As described above, BABS babs status has provided a summary of all the jobs. This summary is based on job_status.csv (located at: /path/to/my_BABS_project/analysis/code). If you hope to dig out more information, you may take a look at this CSV file.

Note

This job_status.csv file won't exist until the first time running babs submit or babs status.

Warning

Do NOT make changes to job_status.csv by yourself! Changes that are not made by babs submit or babs status may cause conflicts or confusions to BABS on the job status.

Loading `job_status.csv`

To take a look at job_status.csv, you may load it into Python. Below is an example python script of reading job_status.csv:

import numpy as np
import pandas as pd

fn_csv = "/path/to/my_BABS_project/analysis/code/job_status.csv"  # change this path
df = pd.read_csv(csv_path,
                 dtype={"job_id": 'int',
                        'submitted': 'bool',
                        'has_results': 'bool'
                        })

# print:
with pd.option_context('display.max_rows', None,
                       'display.max_columns', None,
                       'display.width', 120):   # default is 80 characters
    print(df.head())   # print the first 5 rows

You can also slice df and extract only failed jobs, only jobs whose alert_message matches with a specific string, etc.

Detailed description of `job_status.csv`

Each row in the job_status.csv is for a job, i.e., of a subject (single-session dataset), or of a session of a subject (multiple-session dataset).

Below is description of each column. Note: np.nan means numpy's NaN if loading the CSV file into Python.

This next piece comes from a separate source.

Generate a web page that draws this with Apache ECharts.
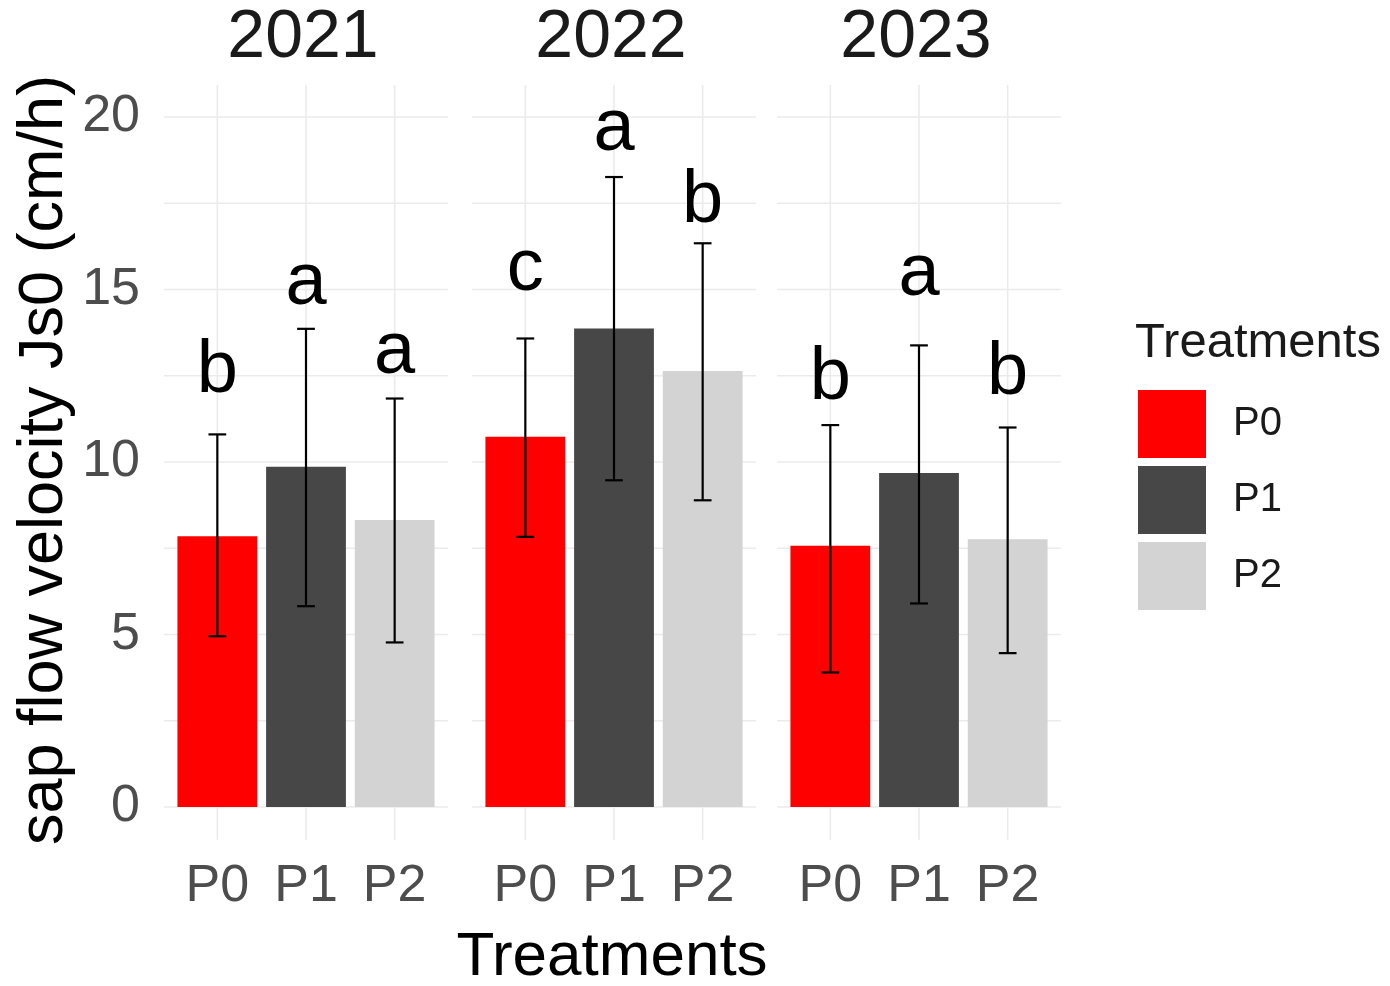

sub_id (and ses_id in multiple-session dataset): string, the subject ID (and session ID) for a job.
submitted: bool (True or False), whether a job has been submitted.
job_id: integer (usually positive), ID of a job. Before a job is submitted, job_id = -1.
state: string or np.nan, the category of a job's state, e.g., "pending", "running", etc. Before a job is submitted, state = np.nan.
state: string or np.nan, the code of a job's state, e.g., "qw", "r", etc. Before a job is submitted, state = np.nan.
time_used: string or np.nan, the runtime of a running job since it starts running, e.g., 0:00:14.733701 (i.e., 14.733701 sec). If a job is not running (not submitted, pending, finished, etc), time_used = np.nan.
has_results: bool (True or False), whether a job has been successfully finished, i.e., there is a result branch of this job in the output RIA.
is_failed: bool (True or False) or np.nan, whether a job is failed. If a job has been submitted and it's out of job queues, but there is no result branch in the output RIA, this job is failed. Before a job is submitted, is_failed = np.nan.
log_filename: string or np.nan, the filename of the log file in the format of <jobname>.*<jobid>, e.g., fmr_sub-xx.*11111. Replace .* with .o or .e to get corresponding log filename. The path to the log files are indicated in the last line of printed message from babs status. Before a job is submitted, log_filename = np.nan.
- The log files can be printed in the terminal via cat (printing the entire file), head (printing first several lines), tail (printing last several lines), etc.
- Also note that if a job hasn't started running, although its log_filename is a valid string, the log files won't exist until the job starts running.
last_line_stdout_file: string or np.nan, the last line of current stdout file. Before a job is submitted, last_line_stdout_file = np.nan.
alert_message: string or np.nan, a message from BABS that whether BABS found any alert messages (defined in alert_log_messages in the YAML file) in the log files.
- Example alert_message: 'stdout file: fMRIPrep failed' (alert messages found); BABS: No alert message found in log files. (alert messages not found).
- This column of all submitted jobs will be updated every time babs status is called. It will be updated based on current --container-config (if provided). if --container-config is not provided, column alert_message will be reset to np.nan.
- If a job hasn't been submitted, or --container-config was not specified in babs status, alert_message = np.nan.

FAQ for job submission and status checking 

Q: In printed messages from babs status, what if the number of submitted jobs does not match with the total number of jobs summarized under "Among submitted jobs"?

A: This should happen infrequently. Those "missing" jobs may in some uncommon or brief states that BABS does not recognize. Please wait for a bit moment, and rerun babs status.

Q: A job is done (i.e., has_results = True in job_status.csv), but column last_line_stdout_file is not SUCCESS?

A: This should be an edge case. Simply run babs status again, and it might be updated with 'SUCCESS'.